EXERCISE: Transcribe all of the data exactly. Omit the pictures.

INFORMATION PROVIDED:
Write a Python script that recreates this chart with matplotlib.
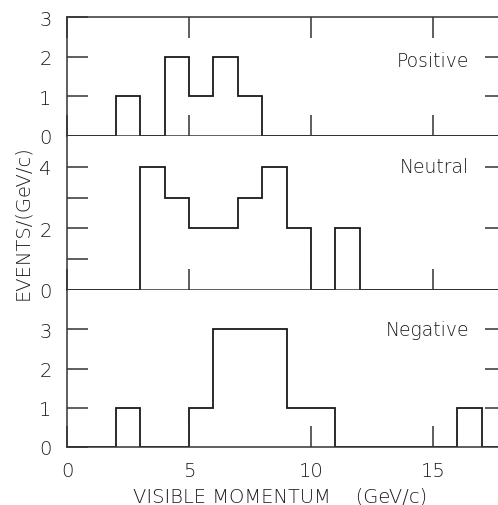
import matplotlib

matplotlib.use("Agg")
import matplotlib.pyplot as plt

# 1 GeV/c bins, counts per bin for each charge class
bin_edges = list(range(0, 19))
positive = [0, 0, 1, 0, 2, 1, 2, 1, 0, 0, 0, 0, 0, 0, 0, 0, 0, 0]
neutral = [0, 0, 0, 4, 3, 2, 2, 3, 4, 2, 0, 2, 0, 0, 0, 0, 0, 0]
negative = [0, 0, 1, 0, 0, 1, 3, 3, 3, 1, 1, 0, 0, 0, 0, 0, 1, 0]

x_ticks = [0, 5, 10, 15]
x_ticklabels = ["0", "5", "10", "15"]

plt.rcParams["font.family"] = ["DejaVu Sans"]
plt.rcParams["font.weight"] = "light"

FIG_W, FIG_H = 498, 506
fig = plt.figure(figsize=(FIG_W / 100, FIG_H / 100), dpi=100)

LEFT, RIGHT = 67, 506  # right spine falls just outside the frame


def add_panel(top, bottom):
    return fig.add_axes([LEFT / FIG_W, 1 - bottom / FIG_H,
                         (RIGHT - LEFT) / FIG_W, (bottom - top) / FIG_H])


# (counts, ylim, major ticks, labelled ticks, right ticks, title, title y, px top, px bottom, top x ticks)
panels = [
    (positive, 3, [0, 1, 2, 3], [0, 1, 2, 3], [1, 2], "Positive", 1.9, 18, 137, True),
    (neutral, 5, [0, 1, 2, 3, 4], [0, 2, 4], [2, 4], "Neutral", 4.0, 137, 291, False),
    (negative, 4, [0, 1, 2, 3], [0, 1, 2, 3], [1, 2, 3], "Negative", 3.0, 291, 448, False),
]

lw = 1.1
ink = "#1a1a1a"
for i, (counts, ymax, yt, ylab, rt, name, ty, ptop, pbot, topticks) in enumerate(panels):
    ax = add_panel(ptop, pbot)
    ax.stairs(counts, bin_edges, color=ink, linewidth=1.3, baseline=None)
    ax.set_xlim(0, 18)
    ax.set_ylim(0, ymax)
    for s in ax.spines.values():
        s.set_linewidth(lw)
        s.set_color("#333333")
    ax.spines["right"].set_visible(False)
    if i > 0:
        ax.spines["top"].set_visible(False)

    ax.set_yticks(yt)
    ax.set_yticklabels([str(v) if v in ylab else "" for v in yt])
    ax.tick_params(axis="y", direction="in", length=15, width=lw, pad=11,
                   labelsize=14, colors="#333333", labelcolor=ink)
    # inward ticks on the right edge
    sec = ax.secondary_yaxis("right")
    sec.set_yticks(rt)
    sec.set_yticklabels([])
    sec.spines["right"].set_visible(False)
    sec.tick_params(direction="in", length=15, width=lw, colors="#333333")

    ax.set_xticks(x_ticks)
    ax.tick_params(axis="x", direction="in", length=15, width=lw, top=topticks,
                   colors="#333333", labelcolor=ink, labelsize=14, pad=10)
    if i == 2:
        ax.set_xticklabels(x_ticklabels)
    else:
        ax.set_xticklabels([])

    ax.text(16.5, ty, name, ha="right", va="center", fontsize=13.5, color=ink)

fig.text(280 / FIG_W, 1 - 497 / FIG_H, "VISIBLE MOMENTUM    (GeV/c)",
         ha="center", va="center", fontsize=14, color=ink)
fig.text(23 / FIG_W, 1 - 223 / FIG_H, "EVENTS/(GeV/c)", rotation=90,
         ha="center", va="center", fontsize=14, color=ink)

fig.savefig("out.png", dpi=100)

SOLUTION FOR THIS PROBLEM:
Write a Python script that recreates this chart with matplotlib.
import matplotlib

matplotlib.use("Agg")
import matplotlib.pyplot as plt

# 1 GeV/c bins, counts per bin for each charge class
bin_edges = list(range(0, 19))
positive = [0, 0, 1, 0, 2, 1, 2, 1, 0, 0, 0, 0, 0, 0, 0, 0, 0, 0]
neutral = [0, 0, 0, 4, 3, 2, 2, 3, 4, 2, 0, 2, 0, 0, 0, 0, 0, 0]
negative = [0, 0, 1, 0, 0, 1, 3, 3, 3, 1, 1, 0, 0, 0, 0, 0, 1, 0]

x_ticks = [0, 5, 10, 15]
x_ticklabels = ["0", "5", "10", "15"]

plt.rcParams["font.family"] = ["DejaVu Sans"]
plt.rcParams["font.weight"] = "light"

FIG_W, FIG_H = 498, 506
fig = plt.figure(figsize=(FIG_W / 100, FIG_H / 100), dpi=100)

LEFT, RIGHT = 67, 506  # right spine falls just outside the frame


def add_panel(top, bottom):
    return fig.add_axes([LEFT / FIG_W, 1 - bottom / FIG_H,
                         (RIGHT - LEFT) / FIG_W, (bottom - top) / FIG_H])


# (counts, ylim, major ticks, labelled ticks, right ticks, title, title y, px top, px bottom, top x ticks)
panels = [
    (positive, 3, [0, 1, 2, 3], [0, 1, 2, 3], [1, 2], "Positive", 1.9, 18, 137, True),
    (neutral, 5, [0, 1, 2, 3, 4], [0, 2, 4], [2, 4], "Neutral", 4.0, 137, 291, False),
    (negative, 4, [0, 1, 2, 3], [0, 1, 2, 3], [1, 2, 3], "Negative", 3.0, 291, 448, False),
]

lw = 1.1
ink = "#1a1a1a"
for i, (counts, ymax, yt, ylab, rt, name, ty, ptop, pbot, topticks) in enumerate(panels):
    ax = add_panel(ptop, pbot)
    ax.stairs(counts, bin_edges, color=ink, linewidth=1.3, baseline=None)
    ax.set_xlim(0, 18)
    ax.set_ylim(0, ymax)
    for s in ax.spines.values():
        s.set_linewidth(lw)
        s.set_color("#333333")
    ax.spines["right"].set_visible(False)
    if i > 0:
        ax.spines["top"].set_visible(False)

    ax.set_yticks(yt)
    ax.set_yticklabels([str(v) if v in ylab else "" for v in yt])
    ax.tick_params(axis="y", direction="in", length=15, width=lw, pad=11,
                   labelsize=14, colors="#333333", labelcolor=ink)
    # inward ticks on the right edge
    sec = ax.secondary_yaxis("right")
    sec.set_yticks(rt)
    sec.set_yticklabels([])
    sec.spines["right"].set_visible(False)
    sec.tick_params(direction="in", length=15, width=lw, colors="#333333")

    ax.set_xticks(x_ticks)
    ax.tick_params(axis="x", direction="in", length=15, width=lw, top=topticks,
                   colors="#333333", labelcolor=ink, labelsize=14, pad=10)
    if i == 2:
        ax.set_xticklabels(x_ticklabels)
    else:
        ax.set_xticklabels([])

    ax.text(16.5, ty, name, ha="right", va="center", fontsize=13.5, color=ink)

fig.text(280 / FIG_W, 1 - 497 / FIG_H, "VISIBLE MOMENTUM    (GeV/c)",
         ha="center", va="center", fontsize=14, color=ink)
fig.text(23 / FIG_W, 1 - 223 / FIG_H, "EVENTS/(GeV/c)", rotation=90,
         ha="center", va="center", fontsize=14, color=ink)

fig.savefig("out.png", dpi=100)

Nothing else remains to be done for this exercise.